- **What is expected**
Reproduce the listing word for word. Skip any image.
──────
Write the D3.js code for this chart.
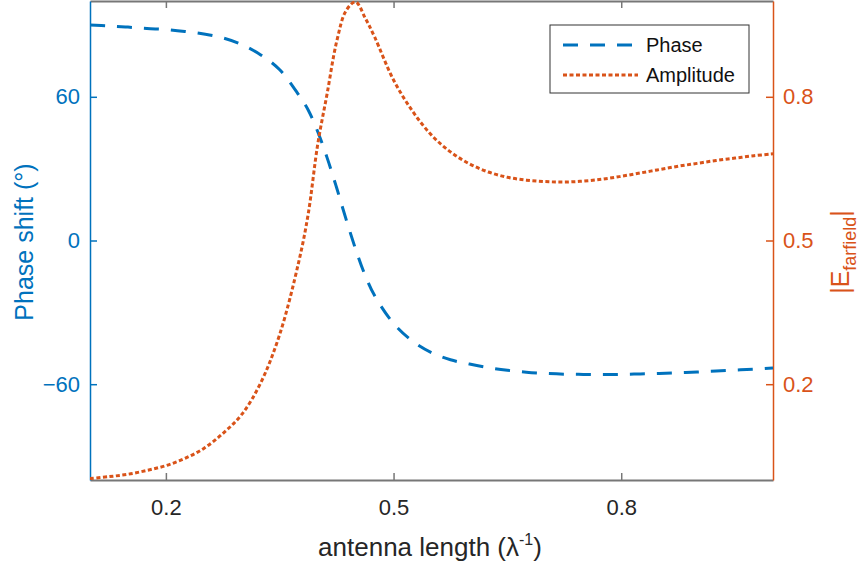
<!DOCTYPE html>
<html><head><meta charset="utf-8">
<script src="https://cdn.jsdelivr.net/npm/d3@7"></script>
<style>
body{margin:0;background:#fff;}
text{font-family:"Liberation Sans",Arial,Helvetica,sans-serif;}
</style></head>
<body>
<svg id="chart" width="865" height="567"></svg>
<script>
const lengths = [0.1,0.125,0.15,0.175,0.2,0.225,0.25,0.275,0.3,0.325,0.35,0.375,0.3875,0.4,0.4125,0.425,0.4375,0.45,0.4625,0.475,0.5,0.525,0.55,0.575,0.6,0.625,0.65,0.675,0.7,0.725,0.75,0.775,0.8,0.825,0.85,0.875,0.9,0.925,0.95,0.975,1.0];
const phase = [90,89.6,89.1,88.5,88.1,87.3,86.2,84.6,81.8,77.5,71.3,60.8,54.5,45.5,34.5,22,8.8,-3.6,-14.5,-23,-34.6,-42,-46.8,-49.8,-51.6,-53.1,-54.2,-55.0,-55.5,-55.8,-55.9,-56,-55.9,-55.7,-55.5,-55.2,-54.9,-54.5,-54.1,-53.7,-53.2];
const amplitude = [0.003,0.007,0.012,0.02,0.03,0.045,0.066,0.097,0.137,0.203,0.304,0.455,0.555,0.70,0.807,0.915,0.98,0.998,0.965,0.925,0.835,0.77,0.72,0.685,0.66,0.643,0.632,0.626,0.623,0.622,0.624,0.628,0.634,0.641,0.648,0.655,0.661,0.667,0.672,0.677,0.681];
const xTicks = [0.2,0.5,0.8];
const phaseTicks = [-60,0,60];
const ampTicks = [0.2,0.5,0.8];
const seriesNames = ["Phase","Amplitude"];

const blue = "#0072BD", orange = "#D95319", axisGray = "#777";
const svg = d3.select("#chart");
const L = 90, R = 773, T = 1, B = 480;
const x = d3.scaleLinear().domain([0.1,1.0]).range([L,R]);
const yL = d3.scaleLinear().domain([-100,100]).range([B,T]);
const yR = d3.scaleLinear().domain([0,1]).range([B,T]);

svg.append("defs").append("clipPath").attr("id","clip")
  .append("rect").attr("x",L).attr("y",T).attr("width",R-L).attr("height",B-T);

const gb = svg.append("g").attr("transform",`translate(0,${B})`)
  .call(d3.axisBottom(x).tickValues(xTicks).tickFormat(d3.format(".1f")).tickSizeInner(-7).tickSizeOuter(0).tickPadding(19));
gb.select(".domain").attr("stroke",axisGray).attr("stroke-width",2);
gb.selectAll(".tick line").attr("stroke",axisGray).attr("stroke-width",1.5);
gb.selectAll(".tick text").attr("fill","#262626").attr("font-size",22);

const gt = svg.append("g").attr("transform",`translate(0,${T})`)
  .call(d3.axisTop(x).tickValues(xTicks).tickFormat("").tickSizeInner(-7).tickSizeOuter(0));
gt.select(".domain").attr("stroke",axisGray).attr("stroke-width",2);
gt.selectAll(".tick line").attr("stroke",axisGray).attr("stroke-width",1.5);

const gl = svg.append("g").attr("transform",`translate(${L},0)`)
  .call(d3.axisLeft(yL).tickValues(phaseTicks).tickSizeInner(-7).tickSizeOuter(0).tickPadding(10));
gl.select(".domain").attr("stroke",blue).attr("stroke-width",1.5);
gl.selectAll(".tick line").attr("stroke",blue).attr("stroke-width",1.5);
gl.selectAll(".tick text").attr("fill",blue).attr("font-size",22);

const gr = svg.append("g").attr("transform",`translate(${R},0)`)
  .call(d3.axisRight(yR).tickValues(ampTicks).tickFormat(d3.format(".1f")).tickSizeInner(-7).tickSizeOuter(0).tickPadding(10));
gr.select(".domain").attr("stroke",orange).attr("stroke-width",1.5);
gr.selectAll(".tick line").attr("stroke",orange).attr("stroke-width",1.5);
gr.selectAll(".tick text").attr("fill",orange).attr("font-size",22);

const curve = d3.curveCatmullRom.alpha(0.5);
const lineP = d3.line().x((d,i)=>x(lengths[i])).y(d=>yL(d)).curve(curve);
const lineA = d3.line().x((d,i)=>x(lengths[i])).y(d=>yR(d)).curve(curve);
const plot = svg.append("g").attr("clip-path","url(#clip)");
plot.append("path").datum(phase).attr("d",lineP).attr("fill","none")
  .attr("stroke",blue).attr("stroke-width",3).attr("stroke-dasharray","15,12");
plot.append("path").datum(amplitude).attr("d",lineA).attr("fill","none")
  .attr("stroke",orange).attr("stroke-width",3).attr("stroke-dasharray","4,2.5");

svg.append("text").attr("transform","translate(24,242) rotate(-90)")
  .attr("text-anchor","middle").attr("dy","0.35em").attr("fill",blue).attr("font-size",25).text("Phase shift (°)");
const rl = svg.append("text").attr("transform","translate(840,252) rotate(-90)")
  .attr("text-anchor","middle").attr("dy","0.35em").attr("fill",orange).attr("font-size",25);
rl.append("tspan").text("|E");
rl.append("tspan").attr("font-size",18).attr("dy",7).text("farfield");
rl.append("tspan").attr("dy",-7).text("|");

const xl = svg.append("text").attr("x",430).attr("y",556).attr("text-anchor","middle")
  .attr("fill","#262626").attr("font-size",26);
xl.append("tspan").text("antenna length (λ");
xl.append("tspan").attr("font-size",16).attr("dy",-11).text("-1");
xl.append("tspan").attr("dy",11).text(")");

const lg = svg.append("g");
lg.append("rect").attr("x",550).attr("y",25).attr("width",199).attr("height",68)
  .attr("fill","#fff").attr("stroke","#333").attr("stroke-width",1);
const styles = [{c:blue,d:"15,12"},{c:orange,d:"4,2.5"}];
seriesNames.forEach((n,i)=>{
  const yy = 45 + i*30;
  lg.append("line").attr("x1",563).attr("x2",638).attr("y1",yy).attr("y2",yy)
    .attr("stroke",styles[i].c).attr("stroke-width",3).attr("stroke-dasharray",styles[i].d);
  lg.append("text").attr("x",646).attr("y",yy+7).attr("fill","#111").attr("font-size",20).text(n);
});
</script>
</body></html>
──────
- **Solution for this task**
Write the D3.js code for this chart.
<!DOCTYPE html>
<html><head><meta charset="utf-8">
<script src="https://cdn.jsdelivr.net/npm/d3@7"></script>
<style>
body{margin:0;background:#fff;}
text{font-family:"Liberation Sans",Arial,Helvetica,sans-serif;}
</style></head>
<body>
<svg id="chart" width="865" height="567"></svg>
<script>
const lengths = [0.1,0.125,0.15,0.175,0.2,0.225,0.25,0.275,0.3,0.325,0.35,0.375,0.3875,0.4,0.4125,0.425,0.4375,0.45,0.4625,0.475,0.5,0.525,0.55,0.575,0.6,0.625,0.65,0.675,0.7,0.725,0.75,0.775,0.8,0.825,0.85,0.875,0.9,0.925,0.95,0.975,1.0];
const phase = [90,89.6,89.1,88.5,88.1,87.3,86.2,84.6,81.8,77.5,71.3,60.8,54.5,45.5,34.5,22,8.8,-3.6,-14.5,-23,-34.6,-42,-46.8,-49.8,-51.6,-53.1,-54.2,-55.0,-55.5,-55.8,-55.9,-56,-55.9,-55.7,-55.5,-55.2,-54.9,-54.5,-54.1,-53.7,-53.2];
const amplitude = [0.003,0.007,0.012,0.02,0.03,0.045,0.066,0.097,0.137,0.203,0.304,0.455,0.555,0.70,0.807,0.915,0.98,0.998,0.965,0.925,0.835,0.77,0.72,0.685,0.66,0.643,0.632,0.626,0.623,0.622,0.624,0.628,0.634,0.641,0.648,0.655,0.661,0.667,0.672,0.677,0.681];
const xTicks = [0.2,0.5,0.8];
const phaseTicks = [-60,0,60];
const ampTicks = [0.2,0.5,0.8];
const seriesNames = ["Phase","Amplitude"];

const blue = "#0072BD", orange = "#D95319", axisGray = "#777";
const svg = d3.select("#chart");
const L = 90, R = 773, T = 1, B = 480;
const x = d3.scaleLinear().domain([0.1,1.0]).range([L,R]);
const yL = d3.scaleLinear().domain([-100,100]).range([B,T]);
const yR = d3.scaleLinear().domain([0,1]).range([B,T]);

svg.append("defs").append("clipPath").attr("id","clip")
  .append("rect").attr("x",L).attr("y",T).attr("width",R-L).attr("height",B-T);

const gb = svg.append("g").attr("transform",`translate(0,${B})`)
  .call(d3.axisBottom(x).tickValues(xTicks).tickFormat(d3.format(".1f")).tickSizeInner(-7).tickSizeOuter(0).tickPadding(19));
gb.select(".domain").attr("stroke",axisGray).attr("stroke-width",2);
gb.selectAll(".tick line").attr("stroke",axisGray).attr("stroke-width",1.5);
gb.selectAll(".tick text").attr("fill","#262626").attr("font-size",22);

const gt = svg.append("g").attr("transform",`translate(0,${T})`)
  .call(d3.axisTop(x).tickValues(xTicks).tickFormat("").tickSizeInner(-7).tickSizeOuter(0));
gt.select(".domain").attr("stroke",axisGray).attr("stroke-width",2);
gt.selectAll(".tick line").attr("stroke",axisGray).attr("stroke-width",1.5);

const gl = svg.append("g").attr("transform",`translate(${L},0)`)
  .call(d3.axisLeft(yL).tickValues(phaseTicks).tickSizeInner(-7).tickSizeOuter(0).tickPadding(10));
gl.select(".domain").attr("stroke",blue).attr("stroke-width",1.5);
gl.selectAll(".tick line").attr("stroke",blue).attr("stroke-width",1.5);
gl.selectAll(".tick text").attr("fill",blue).attr("font-size",22);

const gr = svg.append("g").attr("transform",`translate(${R},0)`)
  .call(d3.axisRight(yR).tickValues(ampTicks).tickFormat(d3.format(".1f")).tickSizeInner(-7).tickSizeOuter(0).tickPadding(10));
gr.select(".domain").attr("stroke",orange).attr("stroke-width",1.5);
gr.selectAll(".tick line").attr("stroke",orange).attr("stroke-width",1.5);
gr.selectAll(".tick text").attr("fill",orange).attr("font-size",22);

const curve = d3.curveCatmullRom.alpha(0.5);
const lineP = d3.line().x((d,i)=>x(lengths[i])).y(d=>yL(d)).curve(curve);
const lineA = d3.line().x((d,i)=>x(lengths[i])).y(d=>yR(d)).curve(curve);
const plot = svg.append("g").attr("clip-path","url(#clip)");
plot.append("path").datum(phase).attr("d",lineP).attr("fill","none")
  .attr("stroke",blue).attr("stroke-width",3).attr("stroke-dasharray","15,12");
plot.append("path").datum(amplitude).attr("d",lineA).attr("fill","none")
  .attr("stroke",orange).attr("stroke-width",3).attr("stroke-dasharray","4,2.5");

svg.append("text").attr("transform","translate(24,242) rotate(-90)")
  .attr("text-anchor","middle").attr("dy","0.35em").attr("fill",blue).attr("font-size",25).text("Phase shift (°)");
const rl = svg.append("text").attr("transform","translate(840,252) rotate(-90)")
  .attr("text-anchor","middle").attr("dy","0.35em").attr("fill",orange).attr("font-size",25);
rl.append("tspan").text("|E");
rl.append("tspan").attr("font-size",18).attr("dy",7).text("farfield");
rl.append("tspan").attr("dy",-7).text("|");

const xl = svg.append("text").attr("x",430).attr("y",556).attr("text-anchor","middle")
  .attr("fill","#262626").attr("font-size",26);
xl.append("tspan").text("antenna length (λ");
xl.append("tspan").attr("font-size",16).attr("dy",-11).text("-1");
xl.append("tspan").attr("dy",11).text(")");

const lg = svg.append("g");
lg.append("rect").attr("x",550).attr("y",25).attr("width",199).attr("height",68)
  .attr("fill","#fff").attr("stroke","#333").attr("stroke-width",1);
const styles = [{c:blue,d:"15,12"},{c:orange,d:"4,2.5"}];
seriesNames.forEach((n,i)=>{
  const yy = 45 + i*30;
  lg.append("line").attr("x1",563).attr("x2",638).attr("y1",yy).attr("y2",yy)
    .attr("stroke",styles[i].c).attr("stroke-width",3).attr("stroke-dasharray",styles[i].d);
  lg.append("text").attr("x",646).attr("y",yy+7).attr("fill","#111").attr("font-size",20).text(n);
});
</script>
</body></html>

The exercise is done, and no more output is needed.